Airlines operate in an increasingly fragmented distribution landscape, where payment infrastructure has emerged as a silent constraint on growth. Legacy systems designed decades ago struggle to handle the volume and complexity of modern bookings. Direct channels, online travel agencies like Expedia and Booking.com, metasearch platforms, and corporate travel management companies all demand different payment capabilities. When airlines fail to invest in robust payment systems, they lose competitive advantage.

Payment processing directly impacts airline revenue. Consider a traveler booking on Google Flights who wants to split payment between a credit card and airline miles. Outdated payment gateways cannot accommodate this flexibility. That sale goes to competitors with more sophisticated systems. Delta Air Lines and United Airlines have recognized this challenge, investing heavily in payment modernization to capture direct bookings that might otherwise route through third-party platforms.
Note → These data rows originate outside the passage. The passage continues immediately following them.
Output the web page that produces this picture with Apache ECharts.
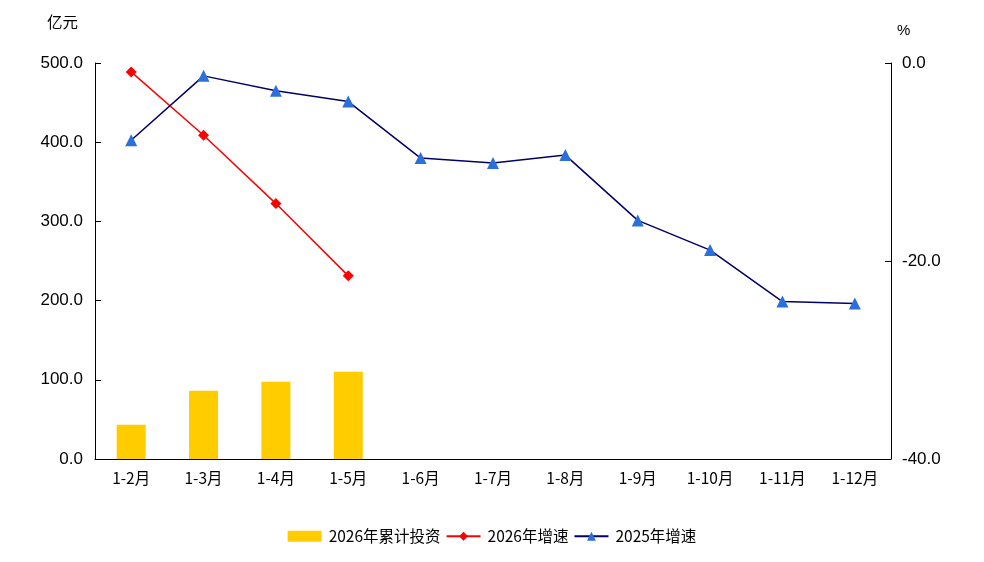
<!DOCTYPE html>
<html><head><meta charset="utf-8">
<script src="https://cdn.jsdelivr.net/npm/echarts@6/dist/echarts.min.js"></script>
<style>html,body{margin:0;padding:0;background:#fff}#c{width:984px;height:562px}</style>
</head><body><div id="c"></div>
<script>
const categories = ['1-2月','1-3月','1-4月','1-5月','1-6月','1-7月','1-8月','1-9月','1-10月','1-11月','1-12月'];
const invest2026 = [43.3, 86.2, 97.5, 110.1, null, null, null, null, null, null, null];
const growth2026 = [-0.9, -7.3, -14.2, -21.5, null, null, null, null, null, null, null];
const growth2025 = [-7.8, -1.3, -2.8, -3.9, -9.6, -10.1, -9.3, -15.9, -18.9, -24.1, -24.3];
const leftTicks = {min: 0, max: 500, interval: 100};
const rightTicks = {min: -40, max: 0, interval: 20};

const numFont = '"Liberation Sans", Arial, sans-serif';
const cjkFont = '"Noto Sans CJK SC", sans-serif';
const chart = echarts.init(document.getElementById('c'));
chart.setOption({
  animation: false,
  backgroundColor: '#fff',
  grid: {left: 95, right: 93, top: 63, bottom: 103, containLabel: false},
  legend: {
    bottom: 13, left: 'center', itemGap: 5, itemWidth: 34, itemHeight: 11,
    textStyle: {fontFamily: cjkFont, fontSize: 15.5, color: '#000', padding: [0, 0, 0, 2]},
    data: [
      {name: '2026年累计投资', icon: 'rect'},
      {name: '2026年增速'},
      {name: '2025年增速'}
    ]
  },
  xAxis: {
    type: 'category', data: categories,
    axisLine: {lineStyle: {color: '#000', width: 1}},
    axisTick: {inside: true, length: 6, lineStyle: {color: '#000'}},
    axisLabel: {fontFamily: cjkFont, fontSize: 15.5, color: '#000', margin: 11}
  },
  yAxis: [
    {
      type: 'value', name: '亿元', min: leftTicks.min, max: leftTicks.max, interval: leftTicks.interval,
      nameLocation: 'end', nameGap: 33,
      nameTextStyle: {fontFamily: cjkFont, fontSize: 15.5, color: '#000', align: 'right', padding: [0, 17, 0, 0]},
      axisLine: {show: true, lineStyle: {color: '#000'}},
      axisTick: {show: true, inside: true, length: 6, lineStyle: {color: '#000'}},
      splitLine: {show: false},
      axisLabel: {fontFamily: numFont, fontSize: 17, color: '#000', margin: 12, formatter: v => v.toFixed(1)}
    },
    {
      type: 'value', name: '%', min: rightTicks.min, max: rightTicks.max, interval: rightTicks.interval,
      position: 'right', nameLocation: 'end', nameGap: 25,
      nameTextStyle: {fontFamily: numFont, fontSize: 15, color: '#000', align: 'left', padding: [0, 0, 0, 6]},
      axisLine: {show: true, lineStyle: {color: '#000'}},
      axisTick: {show: true, inside: true, length: 6, lineStyle: {color: '#000'}},
      splitLine: {show: false},
      axisLabel: {fontFamily: numFont, fontSize: 17, color: '#000', margin: 11, formatter: v => v.toFixed(1)}
    }
  ],
  series: [
    {
      name: '2026年累计投资', type: 'bar', yAxisIndex: 0, data: invest2026,
      barWidth: 29, itemStyle: {color: '#FFCC00'}
    },
    {
      name: '2026年增速', type: 'line', yAxisIndex: 1, data: growth2026,
      symbol: 'diamond', symbolSize: 11, connectNulls: false,
      lineStyle: {color: '#FF0000', width: 1.5}, itemStyle: {color: '#FF0000'}
    },
    {
      name: '2025年增速', type: 'line', yAxisIndex: 1, data: growth2025,
      symbol: 'triangle', symbolSize: 12,
      lineStyle: {color: '#000066', width: 1.5}, itemStyle: {color: '#2B6FDB'}
    }
  ]
});
</script>
</body></html>
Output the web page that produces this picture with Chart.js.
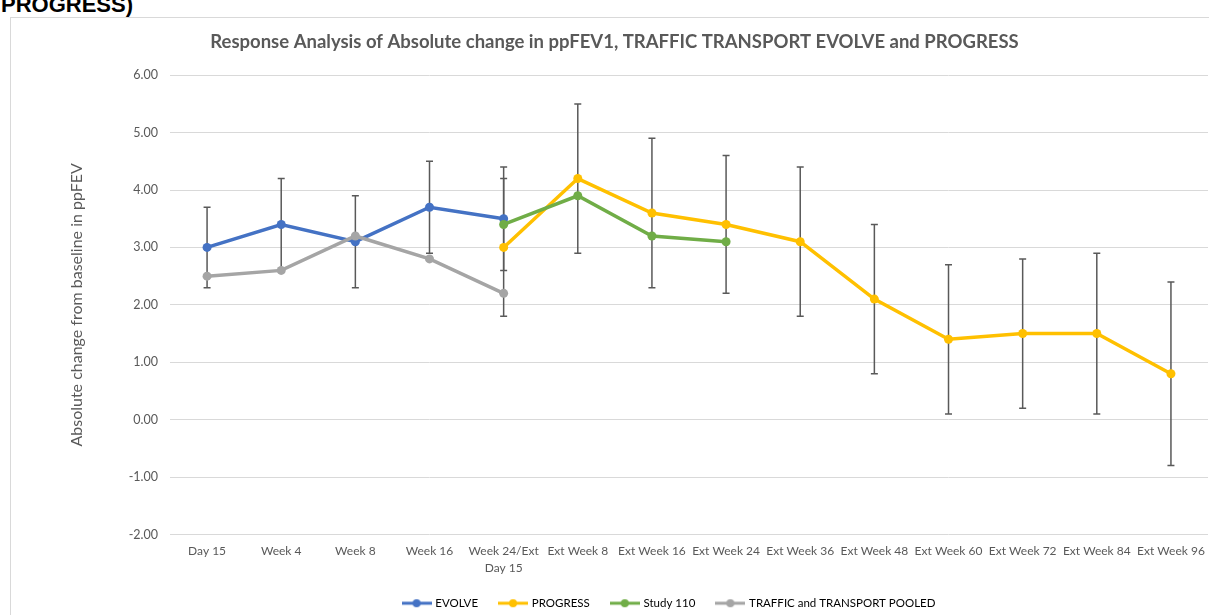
<!DOCTYPE html>
<html>
<head>
<meta charset="utf-8">
<script src="https://cdn.jsdelivr.net/npm/chart.js@4.4.1/dist/chart.umd.min.js"></script>
<style>
  body { margin: 0; background: #fff; overflow: hidden; }
  #heading { position: absolute; left: 1px; top: -6px; font: bold 22px 'Liberation Sans', Arial, sans-serif; line-height: 22px; color: #000; }
  #frame { position: absolute; left: 10px; top: 17px; width: 1300px; height: 700px; border: 1px solid #d9d9d9; }
  #myChart { position: absolute; left: 0; top: 0; }
</style>
</head>
<body>
<div id="heading">PROGRESS)</div>
<div id="frame"></div>
<canvas id="myChart" width="1214" height="625"></canvas>
<script>
// values
const categories = ["Day 15", "Week 4", "Week 8", "Week 16", ["Week 24/Ext", "Day 15"],
  "Ext Week 8", "Ext Week 16", "Ext Week 24", "Ext Week 36", "Ext Week 48",
  "Ext Week 60", "Ext Week 72", "Ext Week 84", "Ext Week 96"];

const evolve = [3.0, 3.4, 3.1, 3.7, 3.5, null, null, null, null, null, null, null, null, null];
const evolveErr = [0.7, 0.8, 0.8, 0.8, 0.9, null, null, null, null, null, null, null, null, null];

const progress = [null, null, null, null, 3.0, 4.2, 3.6, 3.4, 3.1, 2.1, 1.4, 1.5, 1.5, 0.8];
const progressErr = [null, null, null, null, 1.2, 1.3, 1.3, 1.2, 1.3, 1.3, 1.3, 1.3, 1.4, 1.6];

const study110 = [null, null, null, null, 3.4, 3.9, 3.2, 3.1, null, null, null, null, null, null];

const pooled = [2.5, 2.6, 3.2, 2.8, 2.2, null, null, null, null, null, null, null, null, null];

const yMin = -2;
const yMax = 6;
const yStep = 1;

const grey = "#595959";
Chart.defaults.font.family = "Lato, 'Open Sans', sans-serif";
Chart.defaults.color = grey;

function series(label, data, color, order, err) {
  return {
    label: label,
    data: data,
    err: err,
    borderColor: color,
    backgroundColor: color,
    borderWidth: 3.5,
    pointRadius: 4.5,
    pointHoverRadius: 4.5,
    pointBorderWidth: 0,
    tension: 0,
    order: order
  };
}

// small line + dot picture for the legend
function legendMark(color) {
  const c = document.createElement("canvas");
  c.width = 30;
  c.height = 10;
  const g = c.getContext("2d");
  g.strokeStyle = color;
  g.lineWidth = 3;
  g.beginPath();
  g.moveTo(0, 5);
  g.lineTo(30, 5);
  g.stroke();
  g.fillStyle = color;
  g.beginPath();
  g.arc(15, 5, 4, 0, Math.PI * 2);
  g.fill();
  return c;
}

const errorBars = {
  id: "errorBars",
  beforeDatasetsDraw(chart) {
    const ctx = chart.ctx;
    const y = chart.scales.y;
    ctx.save();
    ctx.strokeStyle = grey;
    ctx.lineWidth = 1.5;
    chart.data.datasets.forEach((ds, i) => {
      if (!ds.err) return;
      const meta = chart.getDatasetMeta(i);
      ds.data.forEach((v, j) => {
        const e = ds.err[j];
        if (v == null || e == null) return;
        const x = meta.data[j].x;
        const top = y.getPixelForValue(v + e);
        const bot = y.getPixelForValue(v - e);
        ctx.beginPath();
        ctx.moveTo(x, top);
        ctx.lineTo(x, bot);
        ctx.moveTo(x - 3.5, top);
        ctx.lineTo(x + 3.5, top);
        ctx.moveTo(x - 3.5, bot);
        ctx.lineTo(x + 3.5, bot);
        ctx.stroke();
      });
    });
    ctx.restore();
  }
};

// Excel centres the legend a bit right of the title
const legendShift = {
  id: "legendShift",
  afterLayout(chart) {
    chart.legend.left += 55;
    chart.legend.right += 55;
  }
};

const ctx = document.getElementById("myChart");

new Chart(ctx, {
  type: "line",
  data: {
    labels: categories,
    datasets: [
      series("EVOLVE", evolve, "#4472C4", 4, evolveErr),
      series("PROGRESS", progress, "#FFC000", 3, progressErr),
      series("Study 110", study110, "#70AD47", 2, null),
      series("TRAFFIC and TRANSPORT POOLED", pooled, "#A5A5A5", 1, null)
    ]
  },
  plugins: [errorBars, legendShift],
  options: {
    responsive: false,
    animation: false,
    devicePixelRatio: 1,
    layout: { padding: { left: 16, right: 1, top: 0, bottom: 6 } },
    plugins: {
      title: {
        display: true,
        text: "Response Analysis of Absolute change in ppFEV1, TRAFFIC TRANSPORT EVOLVE and PROGRESS",
        color: grey,
        font: { size: 18.5, weight: "bold" },
        padding: { top: 31, bottom: 22 }
      },
      legend: {
        position: "bottom",
        labels: {
          color: grey,
          font: { size: 11.5 },
          padding: 22,
          usePointStyle: true,
          pointStyleWidth: 26,
          generateLabels: (chart) => chart.data.datasets.map((ds, i) => ({
            text: ds.label,
            pointStyle: legendMark(ds.borderColor),
            fillStyle: ds.borderColor,
            strokeStyle: ds.borderColor,
            lineWidth: 0,
            hidden: false,
            datasetIndex: i
          }))
        }
      },
      tooltip: { enabled: false }
    },
    scales: {
      x: {
        offset: true,
        grid: { display: false, drawTicks: false },
        border: { display: false },
        ticks: { color: grey, font: { size: 12, lineHeight: 1.35 }, padding: 9, maxRotation: 0, autoSkip: false },
        afterFit: (scale) => { scale.height = 41; }
      },
      y: {
        min: yMin,
        max: yMax,
        grid: { color: "#d9d9d9", lineWidth: 1, drawTicks: false },
        border: { display: false },
        ticks: {
          stepSize: yStep,
          color: grey,
          font: { size: 12.5 },
          padding: 12,
          callback: (v) => v.toFixed(2)
        },
        title: {
          display: true,
          text: "Absolute change from baseline in ppFEV",
          color: grey,
          font: { size: 16 },
          padding: { top: 51, bottom: 0 }
        },
        afterFit: (scale) => { scale.width = 154; }
      }
    }
  }
});
</script>
</body>
</html>
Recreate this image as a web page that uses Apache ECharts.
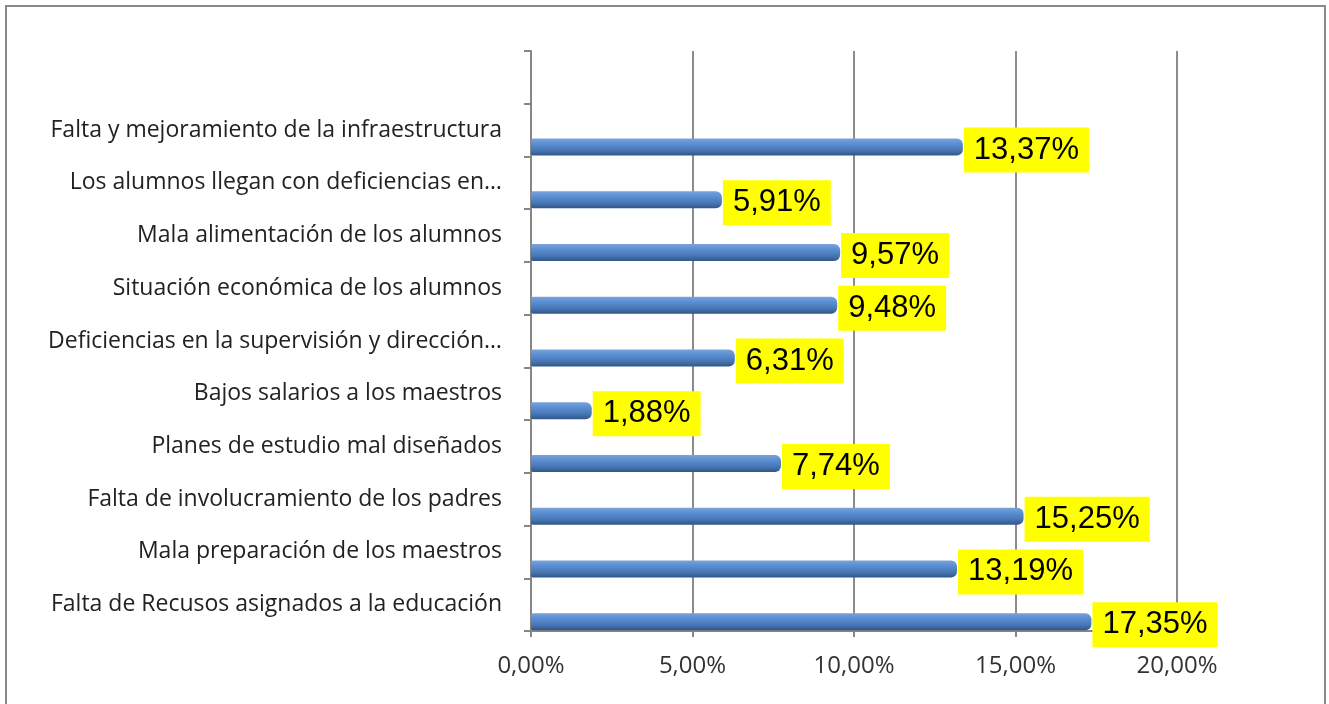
<!DOCTYPE html>
<html>
<head>
<meta charset="utf-8">
<script src="https://cdn.jsdelivr.net/npm/echarts@6/dist/echarts.min.js"></script>
<style>
  html, body { margin: 0; padding: 0; background: #fff; }
  #chart { width: 1329px; height: 704px; }
</style>
</head>
<body>
<div id="chart"></div>
<script>
// categories from bottom to top, the top slot is empty in the original
const categories = [
  'Falta de Recusos asignados a la educación',
  'Mala preparación de los maestros',
  'Falta de involucramiento de los padres',
  'Planes de estudio mal diseñados',
  'Bajos salarios a los maestros',
  'Deficiencias en la supervisión y dirección…',
  'Situación económica de los alumnos',
  'Mala alimentación de los alumnos',
  'Los alumnos llegan con deficiencias en…',
  'Falta y mejoramiento de la infraestructura',
  ''
]
const values = [17.35, 13.19, 15.25, 7.74, 1.88, 6.31, 9.48, 9.57, 5.91, 13.37, null]
// empty series only used to push the real bars to the lower part of each band
const spacer = categories.map(() => null)

const pct = v => v.toFixed(2).replace('.', ',') + '%'

const barColor = new echarts.graphic.LinearGradient(0, 0, 0, 1, [
  { offset: 0, color: '#7aa3d8' },
  { offset: 0.3, color: '#5b8fd4' },
  { offset: 0.7, color: '#4876b4' },
  { offset: 1, color: '#2f5687' },
])

const options = {
  animation: false,
  grid: { left: 531, right: 152, top: 51, bottom: 73, containLabel: false },
  xAxis: {
    type: 'value',
    min: 0,
    max: 20,
    interval: 5,
    axisLine: { show: true, lineStyle: { color: '#868686', width: 2 } },
    axisTick: { show: true, length: 6, lineStyle: { color: '#868686', width: 2 } },
    axisLabel: {
      margin: 23,
      color: '#333',
      fontSize: 24,
      fontFamily: 'Open Sans',
      formatter: v => pct(v),
    },
    splitLine: { show: true, lineStyle: { color: '#8c8c8c', width: 2 } },
  },
  yAxis: {
    type: 'category',
    data: categories,
    offset: 8,
    axisLine: { show: true, lineStyle: { color: '#868686', width: 2 } },
    axisTick: { show: true, length: 7, lineStyle: { color: '#868686', width: 2 } },
    axisLabel: {
      margin: 21,
      color: '#222',
      fontSize: 23,
      fontFamily: 'Open Sans',
      padding: [5, 0, 0, 0],
    },
  },
  series: [
    {
      type: 'bar',
      data: spacer,
      barWidth: 17,
      silent: true,
    },
    {
      type: 'bar',
      data: values,
      barWidth: 17,
      barGap: '100%',
      itemStyle: {
        color: barColor,
        borderRadius: [2, 6, 6, 2],
      },
      label: {
        show: true,
        position: 'right',
        distance: 1,
        offset: [0, 3],
        formatter: p => pct(p.value),
        backgroundColor: '#ffff00',
        color: '#000',
        fontSize: 31,
        lineHeight: 31,
        fontFamily: 'Liberation Sans',
        padding: [7, 10, 7, 10],
      },
    },
  ],
  graphic: [
    {
      type: 'rect',
      shape: { x: 6, y: 6, width: 1319, height: 720 },
      style: { fill: 'none', stroke: '#898989', lineWidth: 2 },
    },
  ],
}

const chart = echarts.init(document.getElementById('chart'))
chart.setOption(options)
window.onresize = function () {
  chart.resize()
}
</script>
</body>
</html>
The strategic lever extends beyond transaction processing. Payment data reveals customer behavior, loyalty, and booking patterns. Airlines that own this data gain competitive intelligence that informs pricing, route planning, and partnership decisions. Partnerships also hinge on payment capability. A boutique hotel chain wanting to bundle flights and lodging needs an airline with payment infrastructure that integrates seamlessly with their systems. Without it, distribution partnerships stall.

Emerging payment methods complicate the picture. Buy-now-pay-later services like Klarna and Affirm attract younger travelers but require additional backend integration. Cryptocurrency payments and digital wallets proliferate globally. Airlines that cannot process these methods lose market share in key regions, particularly Asia-Pacific where mobile payments dominate.

The cost of payment modernization remains high. Building proprietary systems requires substantial capital investment. Smaller carriers like Southwest Airlines and Spirit Airlines face tougher choices. Some outsource to third-party payment processors, trading control for efficiency. Others partner with fintech companies to access modern capabilities without building in-house.